News: Wall Street Journal, Dec. 24, 2003, p. A2 (later editions: “Alaska Pipeline in Greater Danger, Executive Says,” p. B4)

 

Alaska Pipeline Plan May Increase Chance Of Spills

By Jim Carlton

One of the Trans Alaska Pipeline's highest-ranking maintenance supervisors warned that a plan by his employer to automate the line's remote pumping stations would increase the chances of a disastrous spill.

Too few resources are being allocated for upkeep, training and emergency
response, said Ronald Miller, 59 years old, who coordinates all above-ground maintenance work on the 800-mile pipeline that transports about one million barrels of oil daily from Alaska's North Slope to tankers at the ice-free port of Valdez, Alaska.

“During the chaotic nature of a spill, in the middle of the night is not the
time to learn that plans will not work," Mr. Miller said last month in his
170-page complaint to the Joint Pipeline Office, a joint state-federal
agency in Anchorage that oversees the pipeline. The plan, devised by pipeline operator Alyeska Pipeline Service Co., would eliminate six stations that employ as many as two dozen workers each.

Alyeska officials said that their automation plan wouldn't leave the
pipeline more vulnerable to a spill. They said most major valves went through an overhaul a few years ago, training would remain a priority and spill-containment safeguards are generally well-prepared.

They said the company has incorporated 90% of Mr. Miller's
recommendations.  "Alyeska's position is they are glad Ron raised these issues and they have made a tremendous number of changes to their plan as a result," said Billie Garde, an Alyeska consultant in Washington, D.C., who helps mediate worker concerns.

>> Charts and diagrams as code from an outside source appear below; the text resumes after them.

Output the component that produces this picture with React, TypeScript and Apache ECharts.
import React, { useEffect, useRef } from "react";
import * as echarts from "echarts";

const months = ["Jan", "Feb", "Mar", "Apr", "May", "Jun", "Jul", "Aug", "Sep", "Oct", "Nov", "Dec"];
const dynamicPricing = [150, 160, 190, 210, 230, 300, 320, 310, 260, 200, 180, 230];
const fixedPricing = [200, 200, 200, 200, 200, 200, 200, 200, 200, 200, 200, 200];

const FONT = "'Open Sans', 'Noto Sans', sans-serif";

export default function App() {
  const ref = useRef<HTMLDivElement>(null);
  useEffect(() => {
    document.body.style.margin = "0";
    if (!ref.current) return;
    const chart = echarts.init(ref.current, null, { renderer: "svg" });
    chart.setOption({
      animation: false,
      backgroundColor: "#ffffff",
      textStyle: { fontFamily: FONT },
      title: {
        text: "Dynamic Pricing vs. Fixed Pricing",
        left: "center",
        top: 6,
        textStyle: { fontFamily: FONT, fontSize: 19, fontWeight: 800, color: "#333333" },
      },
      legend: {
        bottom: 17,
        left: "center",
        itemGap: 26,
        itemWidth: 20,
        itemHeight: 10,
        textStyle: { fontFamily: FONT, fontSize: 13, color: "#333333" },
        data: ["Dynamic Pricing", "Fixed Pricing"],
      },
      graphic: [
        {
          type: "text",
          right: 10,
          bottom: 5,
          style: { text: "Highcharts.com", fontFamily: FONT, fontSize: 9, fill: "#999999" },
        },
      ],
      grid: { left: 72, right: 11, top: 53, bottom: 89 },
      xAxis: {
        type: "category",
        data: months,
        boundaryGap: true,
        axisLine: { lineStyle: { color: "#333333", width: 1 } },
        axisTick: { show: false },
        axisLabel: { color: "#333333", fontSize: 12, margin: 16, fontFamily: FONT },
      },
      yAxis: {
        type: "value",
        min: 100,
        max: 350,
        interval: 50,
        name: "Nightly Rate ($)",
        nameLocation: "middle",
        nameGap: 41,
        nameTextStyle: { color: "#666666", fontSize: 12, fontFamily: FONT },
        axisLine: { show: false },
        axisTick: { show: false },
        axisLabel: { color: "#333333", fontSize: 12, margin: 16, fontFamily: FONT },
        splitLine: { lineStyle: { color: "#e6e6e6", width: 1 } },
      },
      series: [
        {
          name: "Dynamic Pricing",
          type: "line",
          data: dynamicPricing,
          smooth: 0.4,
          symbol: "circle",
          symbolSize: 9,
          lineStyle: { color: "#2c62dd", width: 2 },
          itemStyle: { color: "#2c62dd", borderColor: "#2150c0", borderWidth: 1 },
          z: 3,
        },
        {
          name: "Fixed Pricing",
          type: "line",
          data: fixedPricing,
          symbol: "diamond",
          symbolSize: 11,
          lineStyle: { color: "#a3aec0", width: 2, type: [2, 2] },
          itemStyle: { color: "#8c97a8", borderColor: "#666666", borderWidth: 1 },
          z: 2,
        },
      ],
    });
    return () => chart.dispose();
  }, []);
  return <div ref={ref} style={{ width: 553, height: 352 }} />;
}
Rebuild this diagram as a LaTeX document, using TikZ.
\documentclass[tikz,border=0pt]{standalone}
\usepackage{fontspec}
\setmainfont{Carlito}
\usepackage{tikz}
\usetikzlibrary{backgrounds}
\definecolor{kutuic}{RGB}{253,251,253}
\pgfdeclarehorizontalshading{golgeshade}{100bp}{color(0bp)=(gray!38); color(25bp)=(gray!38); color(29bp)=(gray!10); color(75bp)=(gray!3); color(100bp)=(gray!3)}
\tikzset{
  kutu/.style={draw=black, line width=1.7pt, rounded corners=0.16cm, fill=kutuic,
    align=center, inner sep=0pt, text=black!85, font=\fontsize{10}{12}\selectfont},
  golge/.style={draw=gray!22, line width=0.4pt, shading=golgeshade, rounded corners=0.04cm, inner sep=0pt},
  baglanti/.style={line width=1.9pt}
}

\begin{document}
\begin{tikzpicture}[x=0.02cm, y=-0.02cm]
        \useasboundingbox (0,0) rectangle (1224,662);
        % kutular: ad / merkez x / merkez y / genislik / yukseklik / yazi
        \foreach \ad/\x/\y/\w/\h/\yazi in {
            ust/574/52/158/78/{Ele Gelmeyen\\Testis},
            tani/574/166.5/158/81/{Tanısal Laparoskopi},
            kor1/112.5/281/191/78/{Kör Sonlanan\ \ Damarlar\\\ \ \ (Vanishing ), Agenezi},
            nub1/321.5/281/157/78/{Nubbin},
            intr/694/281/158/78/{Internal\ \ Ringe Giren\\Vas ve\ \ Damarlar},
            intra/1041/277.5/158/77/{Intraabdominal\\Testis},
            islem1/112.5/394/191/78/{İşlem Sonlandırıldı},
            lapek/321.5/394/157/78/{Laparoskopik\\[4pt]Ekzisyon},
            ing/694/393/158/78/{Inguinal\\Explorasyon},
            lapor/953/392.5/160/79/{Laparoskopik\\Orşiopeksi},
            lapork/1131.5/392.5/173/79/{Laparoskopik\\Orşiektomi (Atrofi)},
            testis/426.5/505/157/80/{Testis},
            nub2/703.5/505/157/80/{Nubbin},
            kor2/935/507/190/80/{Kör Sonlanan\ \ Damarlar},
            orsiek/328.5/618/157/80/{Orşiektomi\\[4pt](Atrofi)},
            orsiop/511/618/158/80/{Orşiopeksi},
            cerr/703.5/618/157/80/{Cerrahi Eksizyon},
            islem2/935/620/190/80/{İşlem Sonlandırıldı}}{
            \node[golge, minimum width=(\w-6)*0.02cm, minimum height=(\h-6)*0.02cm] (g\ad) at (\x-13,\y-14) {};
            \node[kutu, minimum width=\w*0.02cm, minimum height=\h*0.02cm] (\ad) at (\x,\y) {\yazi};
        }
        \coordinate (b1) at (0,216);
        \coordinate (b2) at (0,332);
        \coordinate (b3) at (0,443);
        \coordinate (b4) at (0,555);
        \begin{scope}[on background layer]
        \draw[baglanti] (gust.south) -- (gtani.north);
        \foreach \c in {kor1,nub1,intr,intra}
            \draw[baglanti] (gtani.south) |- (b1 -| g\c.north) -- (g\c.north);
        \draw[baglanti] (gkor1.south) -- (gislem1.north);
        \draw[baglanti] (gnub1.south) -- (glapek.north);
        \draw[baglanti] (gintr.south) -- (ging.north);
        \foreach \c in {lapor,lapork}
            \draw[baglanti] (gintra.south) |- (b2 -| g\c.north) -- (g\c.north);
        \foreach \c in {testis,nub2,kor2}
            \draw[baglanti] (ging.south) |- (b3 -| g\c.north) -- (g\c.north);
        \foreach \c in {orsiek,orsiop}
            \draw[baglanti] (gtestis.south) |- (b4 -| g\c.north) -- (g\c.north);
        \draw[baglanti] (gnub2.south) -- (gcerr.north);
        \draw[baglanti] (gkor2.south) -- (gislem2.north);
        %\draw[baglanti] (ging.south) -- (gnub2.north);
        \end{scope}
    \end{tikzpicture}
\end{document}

Mr. Miller, in an interview and in a letter to the pipeline office, said
the company followed primarily his minor suggestions.

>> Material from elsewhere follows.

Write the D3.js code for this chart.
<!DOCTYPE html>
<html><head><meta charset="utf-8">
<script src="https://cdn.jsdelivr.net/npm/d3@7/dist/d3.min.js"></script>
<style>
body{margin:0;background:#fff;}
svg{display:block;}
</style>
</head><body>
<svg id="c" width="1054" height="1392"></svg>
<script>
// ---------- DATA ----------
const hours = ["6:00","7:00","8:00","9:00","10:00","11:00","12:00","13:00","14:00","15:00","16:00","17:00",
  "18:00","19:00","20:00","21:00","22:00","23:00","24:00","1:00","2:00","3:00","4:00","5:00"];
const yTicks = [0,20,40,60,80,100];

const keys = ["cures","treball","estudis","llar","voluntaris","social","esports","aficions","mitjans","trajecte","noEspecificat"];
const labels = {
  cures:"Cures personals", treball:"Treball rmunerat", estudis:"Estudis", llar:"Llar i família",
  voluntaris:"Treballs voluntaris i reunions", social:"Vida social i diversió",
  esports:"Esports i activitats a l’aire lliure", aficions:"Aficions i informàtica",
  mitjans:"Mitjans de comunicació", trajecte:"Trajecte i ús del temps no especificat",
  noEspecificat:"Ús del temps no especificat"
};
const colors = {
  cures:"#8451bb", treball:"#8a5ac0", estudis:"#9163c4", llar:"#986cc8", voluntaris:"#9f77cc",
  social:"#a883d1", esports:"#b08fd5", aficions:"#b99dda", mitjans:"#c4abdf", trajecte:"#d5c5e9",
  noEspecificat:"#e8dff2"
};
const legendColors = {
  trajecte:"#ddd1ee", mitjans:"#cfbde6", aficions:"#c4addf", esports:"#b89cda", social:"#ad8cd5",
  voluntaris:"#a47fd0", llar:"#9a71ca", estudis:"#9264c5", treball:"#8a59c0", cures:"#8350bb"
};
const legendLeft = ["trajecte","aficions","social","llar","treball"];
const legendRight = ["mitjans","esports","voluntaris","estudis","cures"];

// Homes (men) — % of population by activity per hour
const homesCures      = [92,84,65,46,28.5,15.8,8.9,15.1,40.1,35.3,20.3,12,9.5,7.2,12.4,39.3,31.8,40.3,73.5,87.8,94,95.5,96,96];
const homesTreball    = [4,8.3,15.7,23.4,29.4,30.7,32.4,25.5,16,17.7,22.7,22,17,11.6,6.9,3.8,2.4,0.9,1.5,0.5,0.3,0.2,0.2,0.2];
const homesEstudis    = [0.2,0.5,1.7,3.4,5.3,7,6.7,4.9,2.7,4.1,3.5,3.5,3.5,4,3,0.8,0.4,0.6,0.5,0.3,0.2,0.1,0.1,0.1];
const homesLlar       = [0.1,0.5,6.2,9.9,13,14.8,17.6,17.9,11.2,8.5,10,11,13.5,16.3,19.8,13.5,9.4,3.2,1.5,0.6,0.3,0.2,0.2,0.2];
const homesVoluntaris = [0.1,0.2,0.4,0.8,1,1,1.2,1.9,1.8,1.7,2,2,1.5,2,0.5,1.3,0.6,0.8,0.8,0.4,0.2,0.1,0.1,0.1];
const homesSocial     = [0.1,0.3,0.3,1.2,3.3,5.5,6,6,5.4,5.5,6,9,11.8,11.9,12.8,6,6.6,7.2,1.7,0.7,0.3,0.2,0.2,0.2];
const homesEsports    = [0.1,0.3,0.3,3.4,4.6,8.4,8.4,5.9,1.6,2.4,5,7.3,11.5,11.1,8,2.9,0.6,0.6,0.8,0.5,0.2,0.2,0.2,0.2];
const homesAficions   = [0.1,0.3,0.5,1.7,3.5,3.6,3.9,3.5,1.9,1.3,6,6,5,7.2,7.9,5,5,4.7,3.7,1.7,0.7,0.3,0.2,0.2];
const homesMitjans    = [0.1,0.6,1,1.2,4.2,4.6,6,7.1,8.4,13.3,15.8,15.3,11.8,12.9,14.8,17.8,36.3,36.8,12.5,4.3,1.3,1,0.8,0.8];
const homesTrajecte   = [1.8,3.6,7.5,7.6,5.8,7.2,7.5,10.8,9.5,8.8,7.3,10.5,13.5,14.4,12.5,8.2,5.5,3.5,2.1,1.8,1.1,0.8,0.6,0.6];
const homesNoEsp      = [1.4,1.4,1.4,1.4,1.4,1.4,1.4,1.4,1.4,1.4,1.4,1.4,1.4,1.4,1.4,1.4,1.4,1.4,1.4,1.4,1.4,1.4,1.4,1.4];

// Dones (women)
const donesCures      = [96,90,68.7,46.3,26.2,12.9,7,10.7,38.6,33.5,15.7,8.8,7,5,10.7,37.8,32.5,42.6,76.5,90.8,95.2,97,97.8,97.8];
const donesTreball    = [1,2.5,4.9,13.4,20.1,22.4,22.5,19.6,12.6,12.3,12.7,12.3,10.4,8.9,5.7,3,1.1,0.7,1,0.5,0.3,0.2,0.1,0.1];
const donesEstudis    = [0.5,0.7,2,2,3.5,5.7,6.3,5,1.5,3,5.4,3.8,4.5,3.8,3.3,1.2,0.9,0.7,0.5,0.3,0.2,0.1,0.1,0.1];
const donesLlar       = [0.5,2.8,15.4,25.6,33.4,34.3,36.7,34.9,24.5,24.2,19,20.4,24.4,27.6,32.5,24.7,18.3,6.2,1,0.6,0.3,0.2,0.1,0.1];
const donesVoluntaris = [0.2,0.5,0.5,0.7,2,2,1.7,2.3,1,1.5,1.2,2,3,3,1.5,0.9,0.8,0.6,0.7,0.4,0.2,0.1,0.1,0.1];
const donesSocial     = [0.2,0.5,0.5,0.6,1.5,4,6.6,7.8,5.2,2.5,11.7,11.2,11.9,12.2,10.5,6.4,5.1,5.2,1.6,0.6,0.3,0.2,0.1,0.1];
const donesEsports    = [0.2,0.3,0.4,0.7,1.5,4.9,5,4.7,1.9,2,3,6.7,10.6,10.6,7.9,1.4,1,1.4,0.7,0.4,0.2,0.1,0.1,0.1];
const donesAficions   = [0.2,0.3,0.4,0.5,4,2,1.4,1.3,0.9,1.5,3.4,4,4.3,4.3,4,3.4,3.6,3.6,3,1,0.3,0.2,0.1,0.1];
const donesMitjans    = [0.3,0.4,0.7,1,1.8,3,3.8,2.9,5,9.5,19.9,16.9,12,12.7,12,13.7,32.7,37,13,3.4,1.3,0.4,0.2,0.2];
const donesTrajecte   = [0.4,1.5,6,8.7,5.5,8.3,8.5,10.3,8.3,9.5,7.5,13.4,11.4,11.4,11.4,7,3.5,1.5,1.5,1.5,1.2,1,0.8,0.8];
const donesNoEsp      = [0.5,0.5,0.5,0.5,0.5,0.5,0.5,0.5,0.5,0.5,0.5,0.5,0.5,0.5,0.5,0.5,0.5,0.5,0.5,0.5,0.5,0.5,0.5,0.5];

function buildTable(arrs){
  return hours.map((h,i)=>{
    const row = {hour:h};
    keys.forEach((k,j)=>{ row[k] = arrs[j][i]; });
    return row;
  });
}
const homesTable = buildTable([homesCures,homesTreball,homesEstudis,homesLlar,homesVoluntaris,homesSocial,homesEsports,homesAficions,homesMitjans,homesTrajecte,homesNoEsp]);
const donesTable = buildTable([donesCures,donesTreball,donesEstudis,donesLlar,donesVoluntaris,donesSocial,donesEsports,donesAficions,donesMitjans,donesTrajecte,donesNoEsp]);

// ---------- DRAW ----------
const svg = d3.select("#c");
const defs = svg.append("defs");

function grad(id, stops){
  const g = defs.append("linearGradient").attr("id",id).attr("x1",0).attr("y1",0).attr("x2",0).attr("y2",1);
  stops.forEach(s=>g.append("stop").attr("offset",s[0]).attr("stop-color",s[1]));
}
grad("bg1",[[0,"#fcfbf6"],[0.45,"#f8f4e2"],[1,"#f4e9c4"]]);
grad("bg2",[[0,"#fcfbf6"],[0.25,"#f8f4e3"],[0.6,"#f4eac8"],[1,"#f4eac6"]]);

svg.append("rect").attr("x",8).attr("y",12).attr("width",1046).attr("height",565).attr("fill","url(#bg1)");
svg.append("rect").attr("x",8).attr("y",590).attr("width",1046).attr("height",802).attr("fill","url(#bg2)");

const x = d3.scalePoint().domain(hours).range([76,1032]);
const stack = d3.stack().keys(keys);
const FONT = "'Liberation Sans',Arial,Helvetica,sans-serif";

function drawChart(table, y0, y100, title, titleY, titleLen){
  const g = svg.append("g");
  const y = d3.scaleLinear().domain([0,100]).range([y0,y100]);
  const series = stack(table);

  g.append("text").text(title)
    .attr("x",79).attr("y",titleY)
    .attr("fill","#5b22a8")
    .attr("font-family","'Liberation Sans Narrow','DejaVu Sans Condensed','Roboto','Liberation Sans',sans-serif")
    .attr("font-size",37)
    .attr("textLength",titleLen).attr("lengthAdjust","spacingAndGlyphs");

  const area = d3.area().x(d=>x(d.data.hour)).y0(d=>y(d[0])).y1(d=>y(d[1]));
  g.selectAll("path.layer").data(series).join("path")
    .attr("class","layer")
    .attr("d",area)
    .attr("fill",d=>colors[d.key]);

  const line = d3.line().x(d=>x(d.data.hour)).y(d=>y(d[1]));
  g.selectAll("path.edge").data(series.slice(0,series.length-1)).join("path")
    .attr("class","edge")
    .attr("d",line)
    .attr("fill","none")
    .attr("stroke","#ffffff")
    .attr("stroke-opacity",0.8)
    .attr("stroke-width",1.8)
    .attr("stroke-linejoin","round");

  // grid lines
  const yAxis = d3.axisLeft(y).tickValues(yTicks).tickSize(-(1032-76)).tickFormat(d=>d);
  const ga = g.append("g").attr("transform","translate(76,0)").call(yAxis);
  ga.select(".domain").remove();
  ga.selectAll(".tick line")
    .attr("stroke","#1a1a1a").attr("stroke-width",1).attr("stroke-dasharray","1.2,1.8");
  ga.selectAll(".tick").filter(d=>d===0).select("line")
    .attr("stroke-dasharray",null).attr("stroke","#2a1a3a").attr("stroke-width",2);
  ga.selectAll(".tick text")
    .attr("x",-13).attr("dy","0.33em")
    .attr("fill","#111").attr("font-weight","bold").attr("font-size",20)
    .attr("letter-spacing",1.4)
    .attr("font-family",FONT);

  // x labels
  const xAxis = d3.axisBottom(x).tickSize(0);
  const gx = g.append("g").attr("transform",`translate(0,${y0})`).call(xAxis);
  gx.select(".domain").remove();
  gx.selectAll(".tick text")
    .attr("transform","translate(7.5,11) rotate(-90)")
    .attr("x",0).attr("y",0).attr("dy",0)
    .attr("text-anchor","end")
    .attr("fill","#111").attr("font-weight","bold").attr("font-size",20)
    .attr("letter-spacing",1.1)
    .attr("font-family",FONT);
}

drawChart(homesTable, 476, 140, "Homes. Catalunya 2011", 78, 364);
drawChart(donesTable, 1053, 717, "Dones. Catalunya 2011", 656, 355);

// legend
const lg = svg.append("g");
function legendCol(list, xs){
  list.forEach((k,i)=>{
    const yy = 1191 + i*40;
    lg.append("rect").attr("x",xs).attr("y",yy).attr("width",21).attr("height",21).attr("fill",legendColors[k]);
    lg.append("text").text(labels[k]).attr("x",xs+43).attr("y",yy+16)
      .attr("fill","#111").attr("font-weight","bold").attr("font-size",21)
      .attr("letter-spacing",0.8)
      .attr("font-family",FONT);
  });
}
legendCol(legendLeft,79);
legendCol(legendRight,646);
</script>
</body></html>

Mr. Miller, a pipeline-maintenance coordinator who has worked on the
pipeline since it opened in 1977, said he supports automating the pipeline for
efficiency reasons. But Mr. Miller, whose job would remain under the plan, said he took the unusual route of going public with his concerns after company officials failed to heed most of them when he raised them internally last summer. He says the plan calls for no special monitoring of the hundreds of valves used to control the ebb and flow of oil through the pipeline, even though he says many are old and don't seal properly.

He also said there are no plans to make sure that dozens of designated
sites along the pipeline to contain any spilled oil would actually prove
effective.

Regulatory officials said they were still reviewing Alyeska's request to
automate the last six of its 11 pumping stations still in use, and so
couldn't comment on Mr. Miller's concerns. The other stations have been closed in recent years, as their need has been diminished by a drop-off by about one-half in the flow of crude oil from the North Slope.

Environmentalists and some other groups in Alaska have questioned
Alyeska's commitment to spill prevention given what they call the cost-cutting focus of the consortium of oil companies that owns the pipeline. That consortium includes Exxon Mobil Corp., ConocoPhillips and BP PLC.

“The broad issue is that Alyeska is far too slow to identify problems and
far too slow to correct them, and one of the reasons for that is everybody is
under the gun to cut costs," said Richard Fineberg, an environmental consultant in Fairbanks late last week.

A spokeswoman for the owners, who are set to decide Alyeska's automation request in the first quarter of next year, declined to comment.